James Brokenshire said it was “advisable” for travellers to set off early for their holidays on days when ports are particularly busy.
The advice comes after The Telegraph revealed ferry companies warned the border changes could create queues of more than 650 cars as guards check passports of passengers leaving the country.
The concerns relate to new exit border checks that come into effect on April 8 – the Wednesday after Easter Sunday – and could impact families heading abroad for spring holidays.
For the first time in 20 years every tourist leaving the UK will have their passports checked at ferry points.Should problems hit at the borders over Easter the new checks could become a major election issue, coming into force just a month before the public heads to the polls.
Mr Brokenshire played down concerns, saying he did not recognise the “extreme” stories about how the changes could impact travellers and insisted there were contingency plans ready.
However the Tory immigration and security minister also appeared to call on families to leave earlier than normal to make the trip to the Continent when the new checks come into place.
Asked on BBC Radio Four’s Today Programme if he advised people to leave earlier than normal for their holidays, Mr Brokenshire said: “Well, obviously we want people to set out in good time.”
Pushed again on whether families should “set out earlier” than normal, he added: “On busy days, I think it’s advisable for anyone to set out earlier to ensure that they‘re at their port of departure on time.”
The suggestion that families should build in extra contingency time for ferry trips over Easter will do little to allay fears that the changes could cause major delays at the border. The checks will double the amount of time it takes to check a car with a family of four, prompting concerns that queues will build up out of ferry ports, blocking major roads. The problems are likely to be particularly acute at Dover which handles 60 per cent of Britain’s ferry traffic with the Continent, with 50 sailings a day.
Ferry companies have told the Home Office that family vehicles will be have to join the queues of lorries on the A20 and M20, raising concerns about the safety of families in the cars.

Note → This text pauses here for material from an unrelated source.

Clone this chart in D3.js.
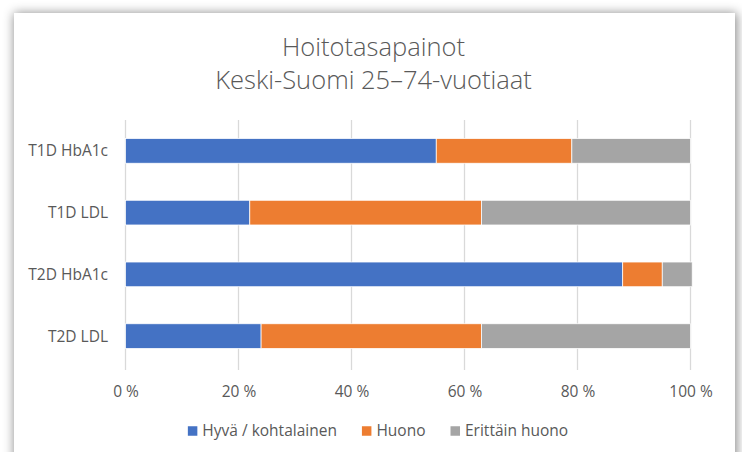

According to a letter from the UK Chamber of Shipping to MPs on the Home Affairs Committee, the trials found “significant queues (of 650+ cars) will form on days when overall car numbers exceed 7,500.
Mr Brokenshire said the government had been working with ferry companies and Eurotunnel for the last 18 months and stressed that the checks were little different to those already carried out by airlines.
He said he was confident an “effective process” would be put in place and said there are “contingencies” in place for if problems do occur.